Intérêts économiques…
Et il y a plusieurs raisons (indirectes). D’abord, sur le plan purement économique, la Tunisie ne pèse pas lourd. En effet, même les pays supposés culturellement proches de notre pays pourraient “sacrifier“ le candidat tunisien sur l’autel des intérêts économiques. Plus concrètement, prenons un pays du Golfe persique qui ambitionne d’investir en Afrique de l’Ouest, va-t-il soutenir Jalloul Ayed aux dépens des candidats de cette sous-région (qui sont au nombre de trois, une Cap-verdienne, un Malien et un Nigérian)?
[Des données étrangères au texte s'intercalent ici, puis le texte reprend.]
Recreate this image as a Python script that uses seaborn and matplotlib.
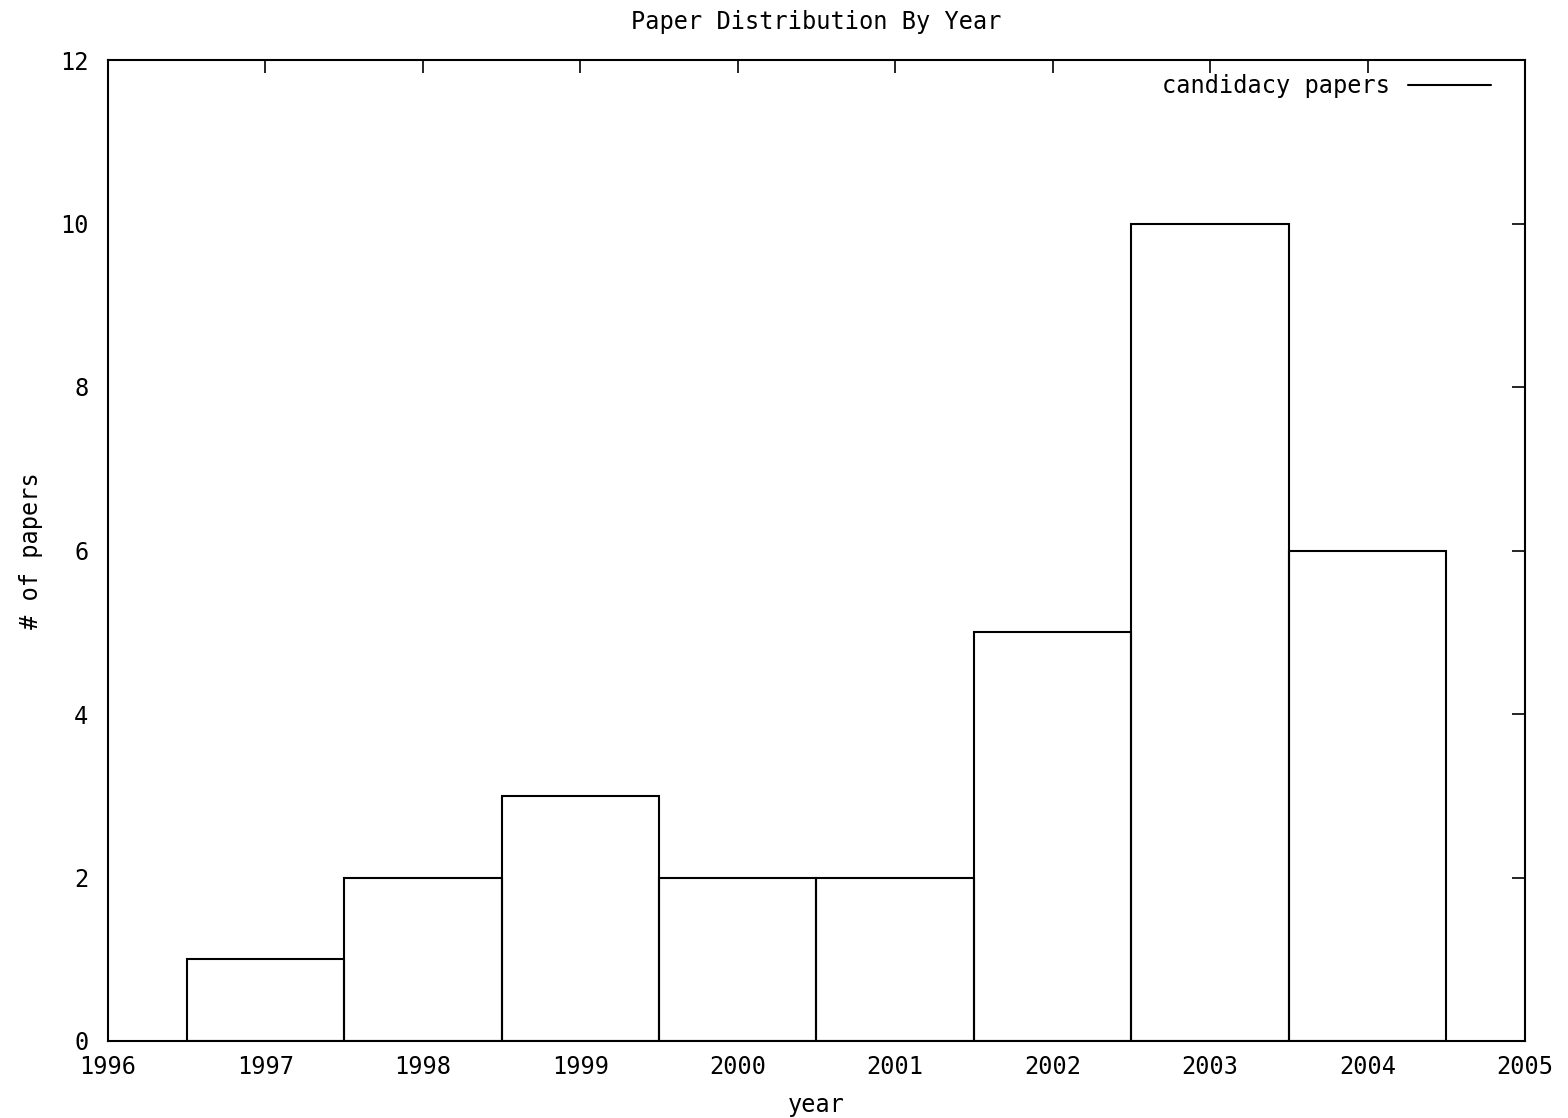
import matplotlib
matplotlib.use('Agg')
import matplotlib.pyplot as plt
from matplotlib.lines import Line2D
import seaborn as sns

years = [1997, 1998, 1999, 2000, 2001, 2002, 2003, 2004]
papers = [1, 2, 3, 2, 2, 5, 10, 6]
xticks = list(range(1996, 2006))
yticks = [0, 2, 4, 6, 8, 10, 12]

sns.set_style('white')
plt.rcParams['font.family'] = ['DejaVu Sans Mono']
plt.rcParams['text.color'] = 'black'
plt.rcParams['axes.labelcolor'] = 'black'
FS = 17

fig = plt.figure(figsize=(15.68, 11.18), dpi=100)
ax = fig.add_axes([108/1568, 1 - 1041/1118, (1525-108)/1568, (1041-60)/1118])

sns.histplot(x=years, weights=papers, discrete=True, fill=False, color='black',
             linewidth=1.5, ax=ax)

ax.set_xlim(1996, 2005)
ax.set_ylim(0, 12)
ax.set_xticks(xticks)
ax.set_yticks(yticks)
ax.set_xticklabels([str(x) for x in xticks], fontsize=FS)
ax.set_yticklabels([str(y) for y in yticks], fontsize=FS)
ax.tick_params(direction='in', length=9.5, width=1.2, top=True, right=True,
               colors='black')
ax.tick_params(axis='x', pad=10)
ax.tick_params(axis='y', pad=14)
for s in ax.spines.values():
    s.set_visible(True)
    s.set_color('black')
    s.set_linewidth(1.5)

ax.set_xlabel('year', fontsize=FS, labelpad=10)
ax.set_ylabel('# of papers', fontsize=FS, labelpad=12)
ax.set_title('Paper Distribution By Year', fontsize=FS, pad=22)

handle = Line2D([], [], color='black', linewidth=1.5)
ax.legend(handles=[handle], labels=['candidacy papers'], loc='upper right',
          bbox_to_anchor=(1 - 8/1417, 1 + 12/981),
          frameon=False, markerfirst=False, fontsize=FS, handlelength=3.5,
          handletextpad=0.8, borderaxespad=0.7)

fig.savefig('out.png', dpi=100)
La Chine, autre pays non de la BAD, qui a élevé l’Afrique au rang de sa nouvelle cible d’expansion économique, va-t-elle voter Jalloul Ayed contre les autres candidats? Les votes de la Libye, de l’Egypte et même du Maroc ne sont pas non plus assurés. D’ailleurs concernant ce dernier, le Maroc, si on prend en considération ses relations politiques et économiques avec l’Afrique subsaharienne, il a beaucoup à perdre en soutenant le candidat tunisien… Et on pourrait multiplier à l’infini ces exemples.
Ils sont racistes…
Ensuite, ne négligeons pas le “fossé psychologique“ qui existe entre l’Afrique noire et l’Afrique blanche. Ceci expliquant sans doute cela, les Tunisiens sont vus par beaucoup d’Africains du Sud du Sahara comme foncièrement racistes –malheureusement un sentiment que nous feignons d’ignorer. C’est-à-dire que les Tunisiens se considèrent comme “SUPERIEURS”. Il n’y a pas plus blessant que cela pour une personne.
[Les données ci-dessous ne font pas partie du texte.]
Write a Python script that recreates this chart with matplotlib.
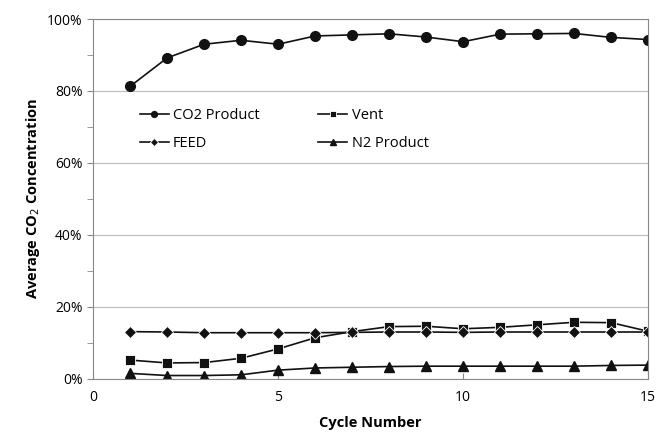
import matplotlib
matplotlib.use('Agg')
import matplotlib.pyplot as plt
from matplotlib.ticker import MultipleLocator, PercentFormatter

# Dados (concentração média de CO2, %)
ciclos = list(range(1, 16))
co2_produto = [81.3, 89.2, 93.0, 94.1, 93.0, 95.3, 95.6, 95.9, 95.0, 93.7, 95.8, 95.9, 96.0, 94.9, 94.3]
vent = [5.2, 4.4, 4.5, 5.7, 8.3, 11.4, 13.1, 14.5, 14.6, 13.9, 14.3, 15.0, 15.7, 15.6, 13.2]
feed = [13.1, 13.0, 12.8, 12.8, 12.8, 12.8, 12.9, 13.0, 13.0, 12.9, 13.0, 13.0, 13.0, 13.0, 13.0]
n2_produto = [1.5, 0.9, 0.9, 1.1, 2.4, 3.0, 3.2, 3.4, 3.5, 3.5, 3.5, 3.5, 3.5, 3.7, 3.8]

plt.rcParams['font.family'] = ['Open Sans', 'DejaVu Sans']

fig = plt.figure(figsize=(6.56, 4.43), dpi=100)
ax = fig.add_axes([0.142, 0.145, 0.846, 0.812])

cor = '#111111'
l_co2, = ax.plot(ciclos, co2_produto, marker='o', color=cor, lw=1.2, ms=7, label='CO2 Product')
l_vent, = ax.plot(ciclos, vent, marker='s', color=cor, lw=1.2, ms=7, mec='white', mew=0.6, label='Vent')
l_feed, = ax.plot(ciclos, feed, marker='D', color=cor, lw=1.2, ms=6.5, mec='white', mew=0.6, label='FEED')
l_n2, = ax.plot(ciclos, n2_produto, marker='^', color=cor, lw=1.2, ms=7, label='N2 Product')

ax.set_xlim(0, 15)
ax.set_ylim(0, 100)
ax.xaxis.set_major_locator(MultipleLocator(5))
ax.yaxis.set_major_locator(MultipleLocator(20))
ax.yaxis.set_minor_locator(MultipleLocator(10))
ax.yaxis.set_major_formatter(PercentFormatter(decimals=0))
ax.tick_params(axis='x', direction='in', length=4, color='#888888', labelsize=10, pad=8)
ax.tick_params(axis='y', which='both', direction='out', length=4, color='#888888', labelsize=10)
ax.grid(axis='y', color='#bbbbbb', lw=0.8)
ax.set_axisbelow(True)
for s in ax.spines.values():
    s.set_color('#888888')

ax.set_xlabel('Cycle Number', fontsize=10.5, fontweight='bold', labelpad=8)
ax.set_ylabel('Average CO$_2$ Concentration', fontsize=10.5, fontweight='bold')

# Legenda sem moldura em duas colunas (ordem por linhas)
ax.legend([l_co2, l_feed, l_vent, l_n2], ['CO2 Product', 'FEED', 'Vent', 'N2 Product'],
          loc='upper left', bbox_to_anchor=(0.06, 0.79), ncol=2, frameon=False,
          fontsize=10.5, markerscale=0.6, handlelength=2.0, handletextpad=0.3,
          columnspacing=4.0, labelspacing=0.9)

fig.savefig('out.png', dpi=100)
Ensuite, à supposer que notre candidat dépasse toutes les étapes jusqu’à la finale, mais qu’il se retrouve avec la seule femme candidate… Là aussi il y aurait danger, étant donné que la BAD, depuis sa création en 1964, n’a jamais porté une femme à sa présidence.
Soutien politique tardif…
Mais selon nos informations recueillies auprès des sources au sein de la Banque africaine de développement à Abidjan, le soutien politique “officiel” à la candidature de Jalloul Ayed est jugé trop tardif, et ce indépendamment de sa campagne personnelle. rappelons dans le même ordre d’idées que l’envoyé spécial de Béji Caid Essebsi auprès de son homologue ivoirien n’a été reçu que le 23 avril 2015, c’est-à-dire un mois à peine avant avant l’élection.
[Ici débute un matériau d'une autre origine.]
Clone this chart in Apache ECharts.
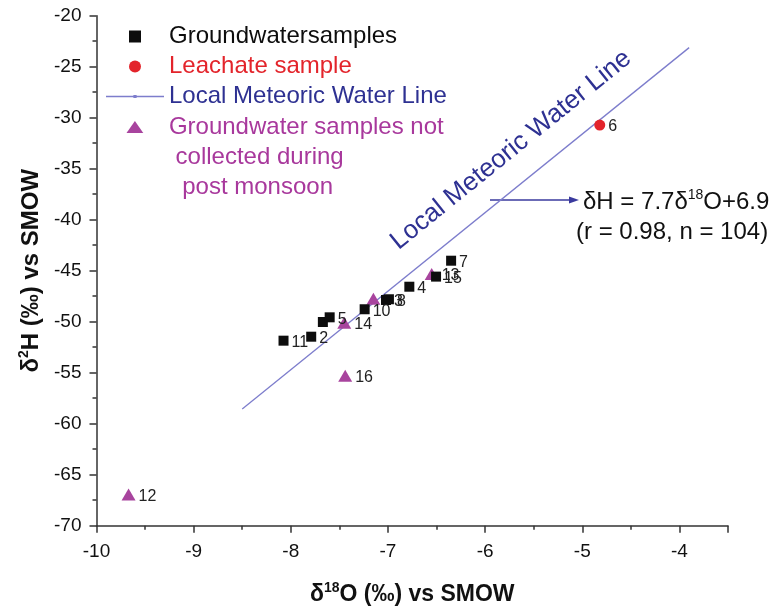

En outre, on nous a expliqué que la candidate du Cap Vert s’est constituée un véritable réseau au sein de l’institution africaine, avec tout ce que cela suppose comme informations…
Autant dire que Jalloul Ayed, dans sa course pour la présidence de la Banque africaine de développement, part quelque part handicapé par tous ces éléments “négatifs“ que nous venons d’évoquer, et bien d’autres du reste.
Bien entendu, nous souhaitons que ces éléments n’entrent pas en ligne de compte, et que la BAD ait donc à sa tête la personne capable de lui faire sauter un nouveau palier d’excellence.